## Short problem
Start at the line that contains "Clone this chart in Apache ECharts.", stop at the line that contains "var rpm4000 = [0.40, 0.43, 0.435];", and repeat every line in that span, those two included, with no pictures.

>> start Items

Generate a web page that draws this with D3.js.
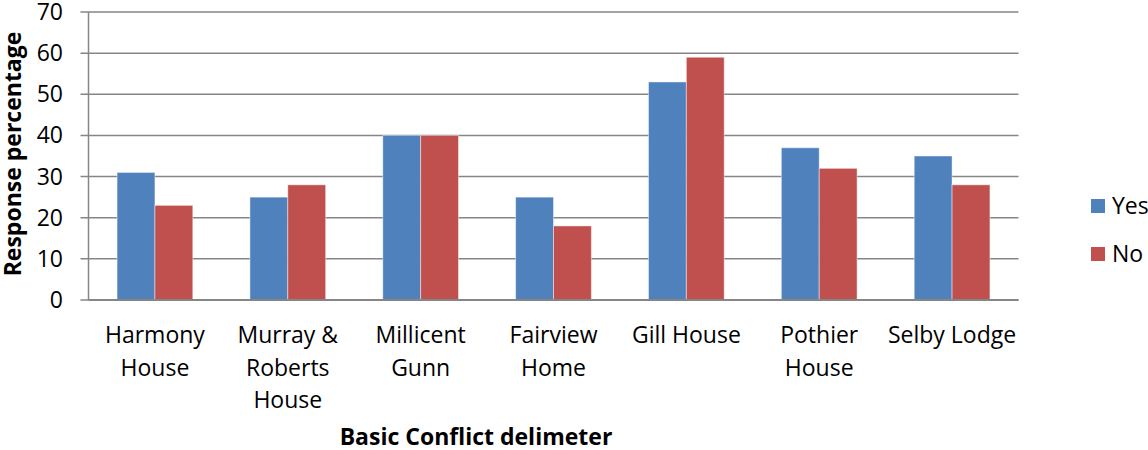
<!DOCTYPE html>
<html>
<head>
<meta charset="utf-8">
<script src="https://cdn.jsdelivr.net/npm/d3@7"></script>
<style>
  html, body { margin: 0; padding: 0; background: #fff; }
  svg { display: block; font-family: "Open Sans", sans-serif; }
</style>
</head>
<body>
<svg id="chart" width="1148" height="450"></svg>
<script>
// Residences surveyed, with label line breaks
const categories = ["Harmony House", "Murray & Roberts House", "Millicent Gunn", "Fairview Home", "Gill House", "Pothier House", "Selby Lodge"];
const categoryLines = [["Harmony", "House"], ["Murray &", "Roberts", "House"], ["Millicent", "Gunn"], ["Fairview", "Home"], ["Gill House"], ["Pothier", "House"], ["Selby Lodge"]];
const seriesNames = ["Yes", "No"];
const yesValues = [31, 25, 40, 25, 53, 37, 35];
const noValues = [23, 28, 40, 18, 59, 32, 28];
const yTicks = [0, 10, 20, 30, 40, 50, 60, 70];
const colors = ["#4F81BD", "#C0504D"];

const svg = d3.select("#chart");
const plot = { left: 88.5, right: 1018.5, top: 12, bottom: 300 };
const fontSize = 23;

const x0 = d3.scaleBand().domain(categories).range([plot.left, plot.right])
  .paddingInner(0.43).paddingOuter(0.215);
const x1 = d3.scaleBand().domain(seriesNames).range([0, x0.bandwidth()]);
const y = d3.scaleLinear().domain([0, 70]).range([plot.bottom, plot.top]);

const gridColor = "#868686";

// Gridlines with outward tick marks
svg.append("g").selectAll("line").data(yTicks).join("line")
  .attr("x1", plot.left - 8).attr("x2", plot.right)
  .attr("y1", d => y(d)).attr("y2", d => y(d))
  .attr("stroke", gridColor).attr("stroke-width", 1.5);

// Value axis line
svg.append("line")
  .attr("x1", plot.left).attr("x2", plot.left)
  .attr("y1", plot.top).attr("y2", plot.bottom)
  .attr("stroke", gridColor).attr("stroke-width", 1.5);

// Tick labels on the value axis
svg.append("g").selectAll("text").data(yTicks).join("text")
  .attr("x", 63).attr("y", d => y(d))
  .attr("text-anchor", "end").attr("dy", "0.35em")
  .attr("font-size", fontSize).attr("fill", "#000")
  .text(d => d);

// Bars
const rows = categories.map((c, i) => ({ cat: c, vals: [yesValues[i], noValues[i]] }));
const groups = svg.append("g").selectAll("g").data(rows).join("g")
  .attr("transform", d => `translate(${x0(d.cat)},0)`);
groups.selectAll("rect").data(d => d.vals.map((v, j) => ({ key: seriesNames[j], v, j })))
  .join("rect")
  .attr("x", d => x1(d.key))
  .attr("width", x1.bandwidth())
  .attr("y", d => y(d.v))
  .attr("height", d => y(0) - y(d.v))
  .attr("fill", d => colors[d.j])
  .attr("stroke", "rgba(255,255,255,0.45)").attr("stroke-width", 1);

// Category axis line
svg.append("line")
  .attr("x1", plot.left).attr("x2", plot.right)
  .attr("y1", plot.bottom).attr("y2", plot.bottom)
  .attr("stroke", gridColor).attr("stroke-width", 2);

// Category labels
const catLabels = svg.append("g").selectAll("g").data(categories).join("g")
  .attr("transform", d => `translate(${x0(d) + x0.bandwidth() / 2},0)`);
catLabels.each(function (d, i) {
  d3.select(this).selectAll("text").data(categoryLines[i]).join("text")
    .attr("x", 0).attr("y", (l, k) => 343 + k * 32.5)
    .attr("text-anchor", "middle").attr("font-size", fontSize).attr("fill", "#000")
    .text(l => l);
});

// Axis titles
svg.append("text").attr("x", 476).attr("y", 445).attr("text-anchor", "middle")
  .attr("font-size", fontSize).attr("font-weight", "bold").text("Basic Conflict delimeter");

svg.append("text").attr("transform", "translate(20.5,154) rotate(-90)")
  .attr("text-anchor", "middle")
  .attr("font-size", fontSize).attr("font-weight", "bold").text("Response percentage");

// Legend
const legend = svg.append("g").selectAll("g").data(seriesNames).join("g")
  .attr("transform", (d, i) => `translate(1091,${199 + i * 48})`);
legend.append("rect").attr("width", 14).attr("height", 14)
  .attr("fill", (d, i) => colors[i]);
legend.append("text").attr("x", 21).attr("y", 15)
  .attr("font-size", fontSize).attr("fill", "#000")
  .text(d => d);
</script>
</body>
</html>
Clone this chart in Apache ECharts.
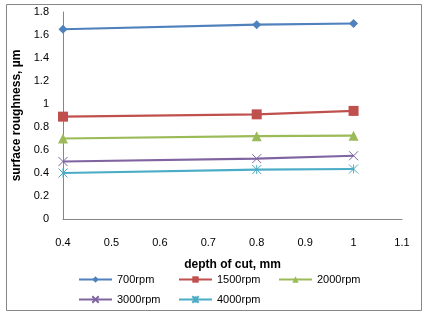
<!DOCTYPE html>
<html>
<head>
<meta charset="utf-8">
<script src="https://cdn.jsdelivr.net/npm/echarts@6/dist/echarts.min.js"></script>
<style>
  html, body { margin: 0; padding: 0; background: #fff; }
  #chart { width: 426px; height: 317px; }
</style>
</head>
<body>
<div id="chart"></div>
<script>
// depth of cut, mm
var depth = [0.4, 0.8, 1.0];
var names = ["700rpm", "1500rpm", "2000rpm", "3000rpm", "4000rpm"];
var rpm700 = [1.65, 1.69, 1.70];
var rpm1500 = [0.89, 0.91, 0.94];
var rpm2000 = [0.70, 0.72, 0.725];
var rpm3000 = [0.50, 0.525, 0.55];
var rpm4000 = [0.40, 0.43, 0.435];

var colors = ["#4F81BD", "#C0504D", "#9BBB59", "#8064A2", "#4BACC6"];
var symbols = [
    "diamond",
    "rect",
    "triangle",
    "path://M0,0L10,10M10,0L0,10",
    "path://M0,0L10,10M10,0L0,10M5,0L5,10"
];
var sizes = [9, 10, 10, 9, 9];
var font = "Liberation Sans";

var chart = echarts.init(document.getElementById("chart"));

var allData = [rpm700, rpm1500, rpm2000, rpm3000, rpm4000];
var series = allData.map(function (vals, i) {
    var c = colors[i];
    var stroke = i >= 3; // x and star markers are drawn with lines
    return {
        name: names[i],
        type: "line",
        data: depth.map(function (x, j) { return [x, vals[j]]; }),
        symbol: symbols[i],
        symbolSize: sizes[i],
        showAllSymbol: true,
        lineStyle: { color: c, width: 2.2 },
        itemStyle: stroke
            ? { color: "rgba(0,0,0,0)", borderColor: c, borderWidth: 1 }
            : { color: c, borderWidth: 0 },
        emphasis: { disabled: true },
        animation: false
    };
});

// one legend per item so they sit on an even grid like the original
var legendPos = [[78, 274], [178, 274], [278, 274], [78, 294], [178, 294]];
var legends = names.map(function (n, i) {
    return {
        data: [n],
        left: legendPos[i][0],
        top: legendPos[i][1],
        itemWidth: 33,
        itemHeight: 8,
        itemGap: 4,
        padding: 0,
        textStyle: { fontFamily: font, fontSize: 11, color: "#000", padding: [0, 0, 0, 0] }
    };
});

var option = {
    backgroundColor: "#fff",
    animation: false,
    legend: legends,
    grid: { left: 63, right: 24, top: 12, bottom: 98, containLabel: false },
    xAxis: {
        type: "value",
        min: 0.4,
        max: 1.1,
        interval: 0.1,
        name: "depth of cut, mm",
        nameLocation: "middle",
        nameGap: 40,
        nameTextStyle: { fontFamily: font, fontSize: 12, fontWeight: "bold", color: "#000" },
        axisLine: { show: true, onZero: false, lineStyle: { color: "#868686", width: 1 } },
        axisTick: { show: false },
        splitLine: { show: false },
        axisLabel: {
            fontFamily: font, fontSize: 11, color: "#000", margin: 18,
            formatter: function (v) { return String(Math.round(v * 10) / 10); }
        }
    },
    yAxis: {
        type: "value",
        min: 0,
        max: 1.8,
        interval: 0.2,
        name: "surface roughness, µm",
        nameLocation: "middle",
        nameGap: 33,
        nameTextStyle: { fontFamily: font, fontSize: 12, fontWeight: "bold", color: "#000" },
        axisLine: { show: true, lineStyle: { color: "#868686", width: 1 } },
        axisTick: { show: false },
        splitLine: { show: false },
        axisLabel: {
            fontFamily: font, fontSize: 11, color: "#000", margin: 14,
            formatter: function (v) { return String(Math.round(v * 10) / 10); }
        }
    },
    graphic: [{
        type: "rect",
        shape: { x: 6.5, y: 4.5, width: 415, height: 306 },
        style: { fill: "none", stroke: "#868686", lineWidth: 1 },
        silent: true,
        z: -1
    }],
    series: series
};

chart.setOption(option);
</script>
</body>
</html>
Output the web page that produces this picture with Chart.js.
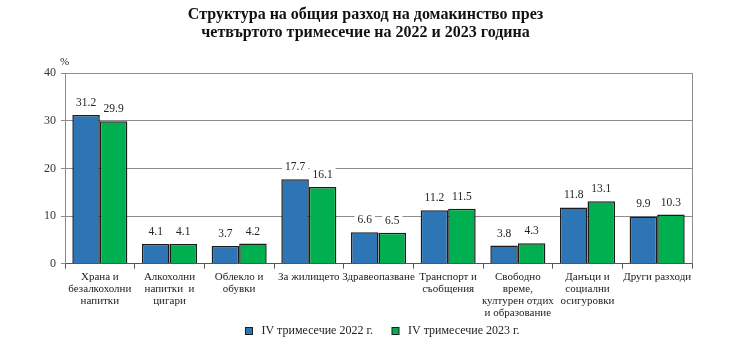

>> end Items

## Exercise solution
Clone this chart in Apache ECharts.
<!DOCTYPE html>
<html>
<head>
<meta charset="utf-8">
<script src="https://cdn.jsdelivr.net/npm/echarts@6/dist/echarts.min.js"></script>
<style>
  html, body { margin: 0; padding: 0; background: #fff; }
  #chart { width: 426px; height: 317px; }
</style>
</head>
<body>
<div id="chart"></div>
<script>
// depth of cut, mm
var depth = [0.4, 0.8, 1.0];
var names = ["700rpm", "1500rpm", "2000rpm", "3000rpm", "4000rpm"];
var rpm700 = [1.65, 1.69, 1.70];
var rpm1500 = [0.89, 0.91, 0.94];
var rpm2000 = [0.70, 0.72, 0.725];
var rpm3000 = [0.50, 0.525, 0.55];
var rpm4000 = [0.40, 0.43, 0.435];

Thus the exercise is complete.